From the first line of the data below through the line holding "plt.rcParams['font.family'] = ['Liberation", output each line exactly and leave the pictures out.

INFORMATION PROVIDED.
#####

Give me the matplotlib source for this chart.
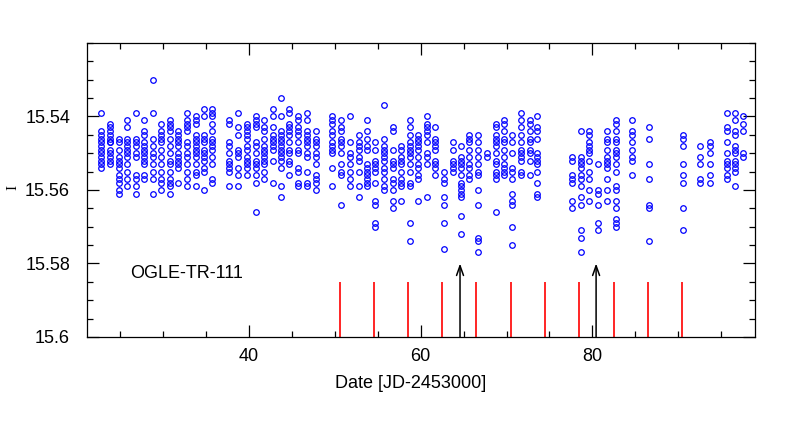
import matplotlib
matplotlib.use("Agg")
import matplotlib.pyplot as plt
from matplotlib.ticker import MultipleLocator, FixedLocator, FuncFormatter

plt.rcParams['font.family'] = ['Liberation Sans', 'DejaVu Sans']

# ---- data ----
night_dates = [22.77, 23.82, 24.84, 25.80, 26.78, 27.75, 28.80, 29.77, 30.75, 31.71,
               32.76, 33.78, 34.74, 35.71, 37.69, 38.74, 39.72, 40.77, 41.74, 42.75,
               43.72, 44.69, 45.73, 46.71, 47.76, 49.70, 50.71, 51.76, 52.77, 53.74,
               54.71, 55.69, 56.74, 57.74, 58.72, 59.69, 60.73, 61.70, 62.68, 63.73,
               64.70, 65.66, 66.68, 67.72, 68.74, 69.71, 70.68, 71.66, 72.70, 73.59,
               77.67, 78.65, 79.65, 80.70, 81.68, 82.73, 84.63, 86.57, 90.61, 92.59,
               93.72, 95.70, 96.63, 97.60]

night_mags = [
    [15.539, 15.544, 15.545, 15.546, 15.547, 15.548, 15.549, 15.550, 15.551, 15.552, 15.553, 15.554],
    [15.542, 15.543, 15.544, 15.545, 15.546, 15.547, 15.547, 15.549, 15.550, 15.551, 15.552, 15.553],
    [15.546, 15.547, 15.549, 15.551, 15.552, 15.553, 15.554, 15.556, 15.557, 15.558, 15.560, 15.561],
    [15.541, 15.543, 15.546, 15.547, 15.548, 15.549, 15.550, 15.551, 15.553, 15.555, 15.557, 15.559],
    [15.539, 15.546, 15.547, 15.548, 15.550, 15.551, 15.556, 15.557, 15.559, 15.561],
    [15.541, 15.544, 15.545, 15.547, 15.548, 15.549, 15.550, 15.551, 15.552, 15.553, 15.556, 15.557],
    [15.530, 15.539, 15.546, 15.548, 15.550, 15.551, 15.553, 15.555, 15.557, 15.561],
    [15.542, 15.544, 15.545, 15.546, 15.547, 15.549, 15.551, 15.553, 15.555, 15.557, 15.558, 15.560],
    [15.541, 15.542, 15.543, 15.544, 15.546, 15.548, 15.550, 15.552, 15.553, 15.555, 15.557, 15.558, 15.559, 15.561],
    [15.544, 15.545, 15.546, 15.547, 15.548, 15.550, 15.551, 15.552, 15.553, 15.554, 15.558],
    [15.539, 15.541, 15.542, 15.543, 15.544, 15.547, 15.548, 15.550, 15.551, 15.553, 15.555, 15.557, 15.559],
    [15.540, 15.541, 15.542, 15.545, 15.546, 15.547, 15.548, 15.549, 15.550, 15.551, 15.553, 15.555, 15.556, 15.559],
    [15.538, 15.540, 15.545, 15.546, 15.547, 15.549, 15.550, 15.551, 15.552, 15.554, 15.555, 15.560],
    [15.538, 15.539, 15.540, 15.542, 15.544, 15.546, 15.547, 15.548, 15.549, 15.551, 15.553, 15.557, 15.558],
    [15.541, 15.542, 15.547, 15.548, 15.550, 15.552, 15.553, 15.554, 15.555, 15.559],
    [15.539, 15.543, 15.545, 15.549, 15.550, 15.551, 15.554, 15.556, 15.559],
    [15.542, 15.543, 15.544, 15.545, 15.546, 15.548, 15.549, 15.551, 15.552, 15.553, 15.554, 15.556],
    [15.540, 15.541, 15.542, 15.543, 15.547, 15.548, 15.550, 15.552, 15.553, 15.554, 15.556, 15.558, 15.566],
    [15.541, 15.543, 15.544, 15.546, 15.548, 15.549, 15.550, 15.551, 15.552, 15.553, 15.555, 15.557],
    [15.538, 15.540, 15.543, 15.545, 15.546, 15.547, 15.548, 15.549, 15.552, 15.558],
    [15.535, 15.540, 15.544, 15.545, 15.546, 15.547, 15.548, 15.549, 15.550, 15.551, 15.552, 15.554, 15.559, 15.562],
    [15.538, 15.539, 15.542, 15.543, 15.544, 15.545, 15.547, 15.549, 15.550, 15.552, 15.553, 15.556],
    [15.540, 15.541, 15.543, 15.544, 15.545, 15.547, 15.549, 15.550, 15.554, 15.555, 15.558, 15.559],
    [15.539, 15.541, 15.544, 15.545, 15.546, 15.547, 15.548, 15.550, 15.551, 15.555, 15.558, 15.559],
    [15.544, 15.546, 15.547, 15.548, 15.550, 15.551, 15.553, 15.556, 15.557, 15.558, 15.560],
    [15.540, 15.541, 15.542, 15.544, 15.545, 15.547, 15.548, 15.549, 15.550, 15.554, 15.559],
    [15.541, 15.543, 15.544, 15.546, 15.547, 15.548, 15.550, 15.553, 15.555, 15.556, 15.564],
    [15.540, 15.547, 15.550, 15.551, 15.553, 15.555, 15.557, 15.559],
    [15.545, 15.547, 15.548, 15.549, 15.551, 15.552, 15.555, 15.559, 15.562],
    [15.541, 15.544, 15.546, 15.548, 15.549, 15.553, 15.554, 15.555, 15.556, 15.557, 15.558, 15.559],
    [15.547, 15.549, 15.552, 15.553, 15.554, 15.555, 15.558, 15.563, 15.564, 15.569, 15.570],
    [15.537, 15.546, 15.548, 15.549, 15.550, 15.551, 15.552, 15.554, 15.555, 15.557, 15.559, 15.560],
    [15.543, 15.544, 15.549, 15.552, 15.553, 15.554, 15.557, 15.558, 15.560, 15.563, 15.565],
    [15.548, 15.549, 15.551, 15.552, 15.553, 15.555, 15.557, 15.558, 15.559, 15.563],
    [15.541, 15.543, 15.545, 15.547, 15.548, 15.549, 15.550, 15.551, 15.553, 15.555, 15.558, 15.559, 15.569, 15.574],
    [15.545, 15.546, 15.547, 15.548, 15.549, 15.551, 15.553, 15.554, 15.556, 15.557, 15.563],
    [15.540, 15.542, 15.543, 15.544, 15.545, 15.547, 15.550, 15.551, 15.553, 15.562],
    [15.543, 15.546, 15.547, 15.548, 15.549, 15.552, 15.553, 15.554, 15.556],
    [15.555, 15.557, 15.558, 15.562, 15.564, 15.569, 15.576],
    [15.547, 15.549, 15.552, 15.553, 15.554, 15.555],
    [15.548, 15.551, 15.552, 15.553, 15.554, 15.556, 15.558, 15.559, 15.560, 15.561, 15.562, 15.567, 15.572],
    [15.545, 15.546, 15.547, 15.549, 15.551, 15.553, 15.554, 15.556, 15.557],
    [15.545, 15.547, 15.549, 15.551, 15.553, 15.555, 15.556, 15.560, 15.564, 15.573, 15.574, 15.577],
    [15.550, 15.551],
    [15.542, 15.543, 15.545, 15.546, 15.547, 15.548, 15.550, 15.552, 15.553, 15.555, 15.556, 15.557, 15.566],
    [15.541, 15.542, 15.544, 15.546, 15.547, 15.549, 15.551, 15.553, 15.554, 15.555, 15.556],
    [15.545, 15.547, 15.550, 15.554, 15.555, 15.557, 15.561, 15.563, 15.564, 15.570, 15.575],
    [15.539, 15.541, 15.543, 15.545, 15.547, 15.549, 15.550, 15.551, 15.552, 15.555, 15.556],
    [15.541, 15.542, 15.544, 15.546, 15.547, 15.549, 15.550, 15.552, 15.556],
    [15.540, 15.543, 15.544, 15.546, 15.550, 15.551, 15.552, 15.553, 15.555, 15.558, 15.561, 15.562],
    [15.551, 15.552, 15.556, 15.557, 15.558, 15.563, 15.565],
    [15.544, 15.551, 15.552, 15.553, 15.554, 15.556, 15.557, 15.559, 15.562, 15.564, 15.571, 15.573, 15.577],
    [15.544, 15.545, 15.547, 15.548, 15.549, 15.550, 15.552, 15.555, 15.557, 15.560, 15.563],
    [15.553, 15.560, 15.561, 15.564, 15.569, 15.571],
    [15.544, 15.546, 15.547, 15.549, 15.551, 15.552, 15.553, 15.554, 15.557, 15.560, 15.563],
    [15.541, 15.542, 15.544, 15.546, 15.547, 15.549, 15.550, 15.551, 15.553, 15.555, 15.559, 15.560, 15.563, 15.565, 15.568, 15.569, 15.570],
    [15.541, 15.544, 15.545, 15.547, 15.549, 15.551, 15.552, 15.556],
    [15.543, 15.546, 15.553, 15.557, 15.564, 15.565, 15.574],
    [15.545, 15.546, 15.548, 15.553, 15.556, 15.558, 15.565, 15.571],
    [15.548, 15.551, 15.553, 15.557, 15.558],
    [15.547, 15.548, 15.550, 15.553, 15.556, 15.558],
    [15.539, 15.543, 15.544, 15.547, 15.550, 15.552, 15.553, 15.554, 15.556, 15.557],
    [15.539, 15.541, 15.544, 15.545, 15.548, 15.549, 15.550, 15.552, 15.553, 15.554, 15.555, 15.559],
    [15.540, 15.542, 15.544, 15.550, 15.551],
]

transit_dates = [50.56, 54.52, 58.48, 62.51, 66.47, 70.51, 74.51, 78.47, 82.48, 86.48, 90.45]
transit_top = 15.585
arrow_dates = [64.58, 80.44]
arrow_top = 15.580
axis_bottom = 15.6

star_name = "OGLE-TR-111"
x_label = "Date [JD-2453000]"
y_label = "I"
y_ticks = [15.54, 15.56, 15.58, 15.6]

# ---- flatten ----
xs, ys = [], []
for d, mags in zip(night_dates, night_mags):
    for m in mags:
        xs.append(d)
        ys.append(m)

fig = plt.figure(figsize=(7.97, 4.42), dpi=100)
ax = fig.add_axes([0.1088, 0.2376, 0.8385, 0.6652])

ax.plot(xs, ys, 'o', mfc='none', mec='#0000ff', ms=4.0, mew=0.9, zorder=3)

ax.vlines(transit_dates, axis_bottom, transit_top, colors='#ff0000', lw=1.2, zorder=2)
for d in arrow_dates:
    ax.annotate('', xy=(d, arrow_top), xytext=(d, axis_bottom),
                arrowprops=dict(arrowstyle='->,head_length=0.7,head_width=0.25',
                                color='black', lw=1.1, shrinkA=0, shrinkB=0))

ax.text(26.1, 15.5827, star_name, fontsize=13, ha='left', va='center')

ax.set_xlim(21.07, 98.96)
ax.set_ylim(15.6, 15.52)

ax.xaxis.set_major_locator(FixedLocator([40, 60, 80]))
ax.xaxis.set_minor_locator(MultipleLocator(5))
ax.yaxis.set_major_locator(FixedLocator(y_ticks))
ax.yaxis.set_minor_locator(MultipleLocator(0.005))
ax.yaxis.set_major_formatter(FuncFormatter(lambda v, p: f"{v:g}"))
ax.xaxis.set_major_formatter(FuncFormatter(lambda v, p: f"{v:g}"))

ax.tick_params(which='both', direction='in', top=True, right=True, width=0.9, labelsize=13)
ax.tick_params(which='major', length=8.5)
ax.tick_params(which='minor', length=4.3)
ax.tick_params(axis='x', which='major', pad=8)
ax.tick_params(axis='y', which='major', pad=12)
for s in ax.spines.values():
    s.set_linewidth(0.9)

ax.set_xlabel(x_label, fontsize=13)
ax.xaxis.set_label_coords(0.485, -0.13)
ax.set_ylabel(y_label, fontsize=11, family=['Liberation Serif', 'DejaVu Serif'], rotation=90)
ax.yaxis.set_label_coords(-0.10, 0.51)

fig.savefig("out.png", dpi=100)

#####

EXPECTED ANSWER.
Give me the matplotlib source for this chart.
import matplotlib
matplotlib.use("Agg")
import matplotlib.pyplot as plt
from matplotlib.ticker import MultipleLocator, FixedLocator, FuncFormatter

plt.rcParams['font.family'] = ['Liberation Sans', 'DejaVu Sans']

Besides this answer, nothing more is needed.